PENDANT CE TEMPS SUR TERRE
Elsa, 23 ans, a toujours été très proche de son frère aîné Franck, spationaute disparu mystérieusement 3 ans plus tôt au cours d’une mission spatiale. Un jour, elle est contactée depuis l’espace par une forme de vie inconnue qui prétend pouvoir ramener son frère sur terre. Mais il y a un prix a payer…
Critique du film
Grand prix de la Semaine de la Critique en 2019 et César du meilleur film d’animation l’année suivante, J’ai perdu mon corps avait fait connaître le nom de Jérémy Clapin et créé une attente légitime pour ses futurs projets cinématographiques. Son premier long-métrage en prises de vue directes est en soi un petit événement, qui plus est dans une thématique assez marginale en France, celle du cinéma de l’imaginaire. Pendant ce temps sur Terre voit Franck, un spationaute français, être porté disparu pendant une mission. Sa famille est durement touchée par cette perte. Sa sœur Elsa, jouée par Megan Northam, est inconsolable, incapable d’avoir des projets ou de trouver goût à une vie sans son frère aîné.
Jérémy Clapin aborde le genre de la science-fiction avec beaucoup de sobriété, montrant peu d’effets tapageurs, et une grande pudeur dans son approche. L’accent du film est porté sur le traumatisme, non sur un deus ex machina qui viendrait emporter le film vers des extrémités difficiles à représenter. S’il y a une rencontre du troisième type ici, elle demeure invisible, se matérialisant par une voix dans la tête d’Elsa, la forçant à faire des choix difficiles, pour ne pas dire impossibles. L’immoralité de ce que lui demandent ces êtres mystérieux, ceci dans un laps de temps réduit qui dynamise l’histoire, est le sel de cette fiction qui joue avant tout la carte de l’émotion. Franck lui-même n’est qu’aperçu, plus présent par sa voix qui ouvre le film, que par un visage ou une présence physique particulière.

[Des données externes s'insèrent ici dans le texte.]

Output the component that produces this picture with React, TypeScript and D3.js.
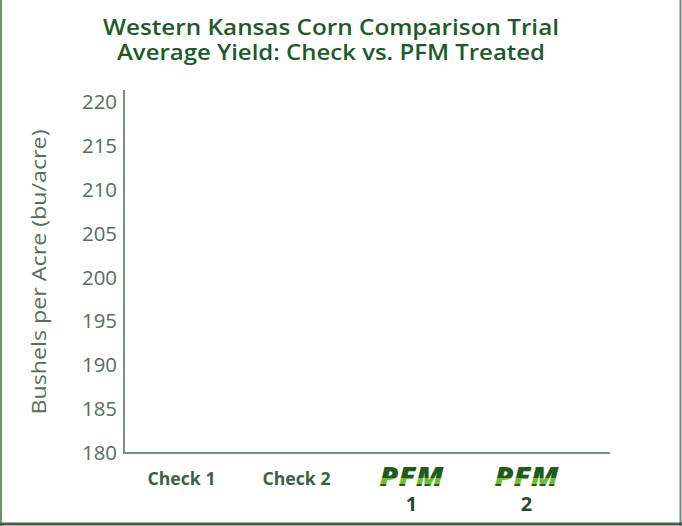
import React from "react";
import * as d3 from "d3";

const categories = ["Check 1", "Check 2", "PFM 1", "PFM 2"];
// Bars are not visible in the reference (zero height at the axis baseline)
const yieldValues = [180, 180, 180, 180];
const yTicks = [180, 185, 190, 195, 200, 205, 210, 215, 220];
const titleLines = [
  "Western Kansas Corn Comparison Trial",
  "Average Yield: Check vs. PFM Treated",
];
const titleWidths = [456, 428];
const yAxisTitle = "Bushels per Acre (bu/acre)";

const W = 682;
const H = 526;

export default function App() {
  const x = d3
    .scaleBand<string>()
    .domain(categories)
    .range([124, 584])
    .paddingInner(0.3)
    .paddingOuter(0.15);
  const y = d3.scaleLinear().domain([180, 221.4]).range([453, 90]);
  const font = "'Open Sans', 'DejaVu Sans', sans-serif";
  const tickColor = "#52705a";
  const axisColor = "#7a8f7e";

  return (
    <svg
      width={W}
      height={H}
      style={{ position: "absolute", left: 0, top: 0, background: "#fff" }}
      fontFamily={font}
    >
      <defs>
        <linearGradient id="pfmGrad" x1="0" y1="0" x2="0" y2="1">
          <stop offset="0" stopColor="#1f5a1f" />
          <stop offset="0.55" stopColor="#1f5a1f" />
          <stop offset="0.56" stopColor="#6fbf2e" />
          <stop offset="0.72" stopColor="#6fbf2e" />
          <stop offset="0.73" stopColor="#1f5a1f" />
          <stop offset="1" stopColor="#1f5a1f" />
        </linearGradient>
      </defs>
      <rect x={0} y={0} width={W} height={H} fill="#fff" />
      {/* frame */}
      <line x1={1} y1={0} x2={1} y2={H} stroke="#6f8f76" strokeWidth={2} />
      <line x1={680.5} y1={0} x2={680.5} y2={H} stroke="#6f8f76" strokeWidth={2} />
      <line x1={0} y1={524} x2={W} y2={524} stroke="#4a5a4e" strokeWidth={3} />

      {/* title */}
      {titleLines.map((t, i) => (
        <text
          key={t}
          x={331}
          y={35 + i * 25}
          textAnchor="middle"
          fontSize={22}
          fontWeight={600}
          fill="#1d5a2c"
          textLength={titleWidths[i]}
          lengthAdjust="spacingAndGlyphs"
        >
          {t}
        </text>
      ))}

      {/* bars */}
      {categories.map((c, i) => (
        <rect
          key={c}
          x={x(c)}
          y={y(yieldValues[i])}
          width={x.bandwidth()}
          height={y(180) - y(yieldValues[i])}
          fill="#2e7d32"
        />
      ))}

      {/* y ticks */}
      {yTicks.map((t) => (
        <text
          key={t}
          x={117}
          y={y(t) + 7}
          textAnchor="end"
          fontSize={20}
          fill={tickColor}
          textLength={35}
          lengthAdjust="spacingAndGlyphs"
        >
          {t}
        </text>
      ))}

      {/* axes */}
      <line x1={124} y1={90} x2={124} y2={453} stroke={axisColor} strokeWidth={2} />
      <line x1={123} y1={453} x2={610} y2={453} stroke={axisColor} strokeWidth={2} />

      {/* y title */}
      <text
        transform={`translate(46,${272}) rotate(-90)`}
        textAnchor="middle"
        fontSize={20}
        fill={tickColor}
        textLength={285}
        lengthAdjust="spacingAndGlyphs"
      >
        {yAxisTitle}
      </text>

      {/* x labels */}
      {categories.map((c) => {
        const cx = (x(c) as number) + x.bandwidth() / 2;
        if (c.startsWith("PFM")) {
          const [a, b] = c.split(" ");
          return (
            <g key={c}>
              <text
                x={cx}
                y={486}
                textAnchor="middle"
                fontSize={26}
                fontWeight={800}
                fontStyle="italic"
                fill="url(#pfmGrad)"
                textLength={64}
                lengthAdjust="spacingAndGlyphs"
              >
                {a}
              </text>
              <text x={cx} y={511} textAnchor="middle" fontSize={20} fontWeight={700} fill="#1f4f27">
                {b}
              </text>
            </g>
          );
        }
        return (
          <text
            key={c}
            x={cx}
            y={485}
            textAnchor="middle"
            fontSize={17}
            fontWeight={700}
            fill="#3e5e46"
            textLength={68}
            lengthAdjust="spacingAndGlyphs"
          >
            {c}
          </text>
        );
      })}
    </svg>
  );
}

Le son est donc le guide principal de la narration, ainsi que le visage d’Elsa, véritable véhicule pour le spectateur.
L’auteur s’amuse avec les codes du genre, ceux notamment de l’invasion, comme dans L’invasion des profanateurs de sépultures de Don Siegel, où l’on voyait une population remplacée par des êtres extra-terrestres pendant leur sommeil. Il n’est pas question de ça dans Pendant ce temps sur Terre. Il ne s’agit que d’un petit groupe de personnes, cinq en tout, qui jouent leur survie de la même façon que Franck, tous comptant sur la rapidité d’action de la seule Elsa. Est-ce qu’une vie vaut plus qu’une autre ? Jusqu’où irait-on par amour ? Dans son incapacité à vivre dans un monde qui ne contiendrait pas son frère, Elsa n’est qu’une coquille vide qui a abandonné tous ses rêves, se contentant de se mouvoir sans but. La métaphore de la possession est déjà contenue dans ce vide qui caractérise le fort intérieur de la jeune femme.

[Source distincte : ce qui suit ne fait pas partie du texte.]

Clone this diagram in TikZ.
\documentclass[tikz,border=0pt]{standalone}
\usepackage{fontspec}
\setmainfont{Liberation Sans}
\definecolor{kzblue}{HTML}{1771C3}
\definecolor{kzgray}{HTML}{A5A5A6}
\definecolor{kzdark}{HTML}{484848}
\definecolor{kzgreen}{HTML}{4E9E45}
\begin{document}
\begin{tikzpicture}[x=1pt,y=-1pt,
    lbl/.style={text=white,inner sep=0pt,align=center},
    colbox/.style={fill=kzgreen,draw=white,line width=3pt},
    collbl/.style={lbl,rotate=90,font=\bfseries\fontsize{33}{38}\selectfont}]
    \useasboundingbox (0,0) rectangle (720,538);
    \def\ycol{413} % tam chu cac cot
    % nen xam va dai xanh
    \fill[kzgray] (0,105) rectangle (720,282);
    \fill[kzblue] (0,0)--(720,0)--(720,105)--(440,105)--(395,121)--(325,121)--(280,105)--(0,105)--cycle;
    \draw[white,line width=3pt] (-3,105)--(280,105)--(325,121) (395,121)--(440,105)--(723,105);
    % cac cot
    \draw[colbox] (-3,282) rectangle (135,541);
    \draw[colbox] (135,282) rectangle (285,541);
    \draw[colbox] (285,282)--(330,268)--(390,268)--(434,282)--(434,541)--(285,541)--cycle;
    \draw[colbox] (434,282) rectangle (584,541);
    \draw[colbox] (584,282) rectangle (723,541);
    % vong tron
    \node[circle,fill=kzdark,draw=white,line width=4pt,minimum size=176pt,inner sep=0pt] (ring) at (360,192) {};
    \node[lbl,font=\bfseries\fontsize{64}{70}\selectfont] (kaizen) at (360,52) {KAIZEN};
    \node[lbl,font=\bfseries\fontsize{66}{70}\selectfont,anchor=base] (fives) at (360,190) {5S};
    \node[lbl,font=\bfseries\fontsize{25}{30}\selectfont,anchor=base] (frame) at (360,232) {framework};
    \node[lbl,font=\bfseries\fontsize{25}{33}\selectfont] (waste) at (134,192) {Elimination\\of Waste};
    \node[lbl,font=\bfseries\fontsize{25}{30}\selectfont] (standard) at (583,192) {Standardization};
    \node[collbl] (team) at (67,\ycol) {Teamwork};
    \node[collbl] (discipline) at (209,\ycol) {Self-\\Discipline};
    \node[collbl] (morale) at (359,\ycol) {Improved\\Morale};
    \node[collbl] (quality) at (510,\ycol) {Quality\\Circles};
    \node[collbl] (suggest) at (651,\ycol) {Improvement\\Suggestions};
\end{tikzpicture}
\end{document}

Dans le nouveau film de Jérémy Clapin, on ne meurt pas véritablement. Au lieu de ça, on se met à rêver, on s’imagine quelque chose de positif, et on y dérive éternellement. La poésie de ce message de vie contraste avec la violence du dernier tiers du film où l’on voit Elsa prendre des décisions lourdes de sens avec une énergie du désespoir proprement bouleversante. La rapidité des plans, leur enchaînement, rend à merveille cette accélération de l’action et le temps qui manque au personnage pour faire mieux. Si l’auteur n’abuse pas d’effets spéciaux, il a l’intelligence de se tourner vers de splendides séquences animées, qui nous rappelle la puissance des images de son premier film. L’imaginaire se déploie par l’animation, dépassant le cadre corseté de la prise de vue directe, pour rêver plus grand, comme un programme du film déjà évoqué.
Jérémy Clapin signe avec Pendant ce temps sur Terre une fiction magnifique d’une simplicité incroyable, qui se sert du cinéma de genre pour raconter une histoire intime, sans jamais en faire trop. Pas d’humour intempestif ici, mais plutôt de la justesse et une économie de moyens qui atteste de toute l’intelligence du metteur en scène qui puise dans son script et ses qualités techniques, le dessin, pour délivrer un bijou de sensibilité.
Bande-annonce
3 juillet 2024 – De Jérémy Clapin, avec Megan Northam, Catherine Salée et Sam Louwyck .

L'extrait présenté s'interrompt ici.